The difference in assessments reflects a problem addressed in the Government Accountability Office’s 2006 report on the EZ program: The initiative had included few mechanisms to ensure that the full spectrum of data needed to assess its effectiveness was in fact collected. Without a rich body of data, assessing EZ’s impact was difficult, said the report, which concluded that “although improvements in poverty, unemployment, and economic growth had occurred,” analysts “could not tie these changes definitively to the EZ designation.”
Disparities in assessments of “place-based” programs also arise from the sheer complexity of evaluating these programs, says Mark Partridge, a professor of rural-urban policy at The Ohio State University.
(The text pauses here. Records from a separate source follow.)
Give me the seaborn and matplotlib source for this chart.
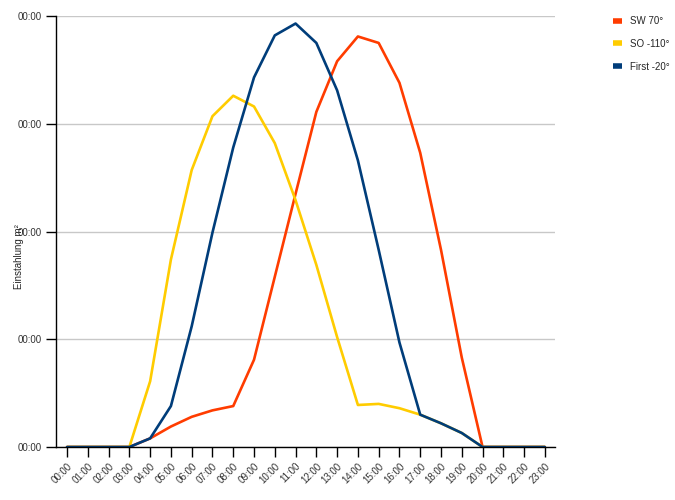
import numpy as np
import pandas as pd
import seaborn as sns
import matplotlib.pyplot as plt

# Stunden und Werte
hours = ['%02d:00' % h for h in range(24)]
sw_70 = [0, 0, 0, 0, 0.08, 0.19, 0.28, 0.34, 0.38, 0.81, 1.58, 2.35,
         3.11, 3.58, 3.81, 3.75, 3.38, 2.73, 1.83, 0.83, 0, 0, 0, 0]
so_110 = [0, 0, 0, 0, 0.61, 1.74, 2.57, 3.07, 3.26, 3.16, 2.82, 2.29,
          1.69, 1.02, 0.39, 0.40, 0.36, 0.30, 0.22, 0.13, 0, 0, 0, 0]
first_20 = [0, 0, 0, 0, 0.08, 0.38, 1.12, 1.99, 2.78, 3.43, 3.82, 3.93,
            3.75, 3.31, 2.66, 1.83, 0.97, 0.30, 0.22, 0.13, 0, 0, 0, 0]
series_names = ['SW 70°', 'SO -110°', 'First -20°']
colors = ['#ff3c00', '#ffcc00', '#003d7a']
y_ticks = [0, 1, 2, 3, 4]
y_labels = ['00:00', '00:00', '00:00', '00:00', '00:00']

df = pd.DataFrame({'idx': list(range(24)) * 3,
                   'wert': sw_70 + so_110 + first_20,
                   'serie': np.repeat(series_names, 24)})

sns.set_style('white')
plt.rcParams['font.family'] = ['Liberation Sans', 'DejaVu Sans']

fig = plt.figure(figsize=(6.75, 5), dpi=100)
ax = fig.add_axes([0.083, 0.106, 0.739, 0.862])

sns.lineplot(data=df, x='idx', y='wert', hue='serie', hue_order=series_names,
             palette=colors, linewidth=1.9, legend=False, ax=ax)

ax.set_xlim(-0.53, 23.48)
ax.set_ylim(0, 4)
ax.set_xticks(range(24))
ax.set_xticklabels(hours, rotation=45, ha='right', rotation_mode='anchor', fontsize=7, color='#333333')
ax.set_yticks(y_ticks)
ax.set_yticklabels(y_labels, fontsize=7, color='#333333')
ax.tick_params(axis='both', length=7, width=1, color='black', direction='out', left=True, bottom=True)
ax.tick_params(axis='x', pad=3)
ax.grid(axis='y', color='#c8c8c8', linewidth=1)
ax.set_axisbelow(True)
for s in ['top', 'right']:
    ax.spines[s].set_visible(False)
for s in ['left', 'bottom']:
    ax.spines[s].set_color('black')
    ax.spines[s].set_linewidth(1)
ax.set_xlabel('')
ax.set_ylabel('Einstahlung m²', fontsize=7)
ax.yaxis.set_label_coords(-0.064, 0.443)

handles = [plt.Line2D([], [], color=c, linewidth=4, solid_capstyle='butt') for c in colors]
fig.legend(handles, series_names, loc='upper left', bbox_to_anchor=(0.895, 0.985),
           frameon=False, fontsize=7, handlelength=0.9, handletextpad=0.9, labelspacing=1.3)

fig.savefig('out.png', dpi=100)
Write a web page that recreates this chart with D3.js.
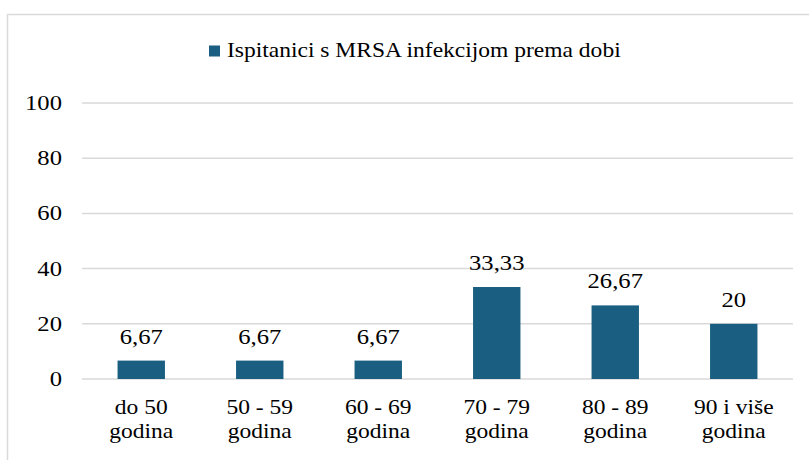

That’s because assessing whether a program has benefited the target ZIP Code requires either comparing the area to a similar one that has gone without benefits or contrasting it with its former status, he says. In either case, it’s difficult to assess if the differences should be credited to the program, or to other factors, he says.
“A caveat for any good news is: How much of it was because of the program,” says Dr. Partridge. “Did the program work or was this place just poised for takeoff?”
Analysts have also express concern that it can be hard to tell whether a program’s benefits reach the poorest people, rather than flowing largely into the hands of the business owners who get the tax credits, says Partridge. Another concern is that one neighborhood’s program might in fact penalize surrounding communities, drawing jobs, investment, and people away from nearby places not incorporated into the initiative and effectively “shifting the problem around the map,” he says.
Still, Partridge says he is optimistic about the program’s potential, especially if it includes an explicit plan for measuring its effectiveness and, if necessary, adjusting strategies on the basis of those evaluations. The full details of the promise zone program have not yet been released.
“This should be given a try,” he says.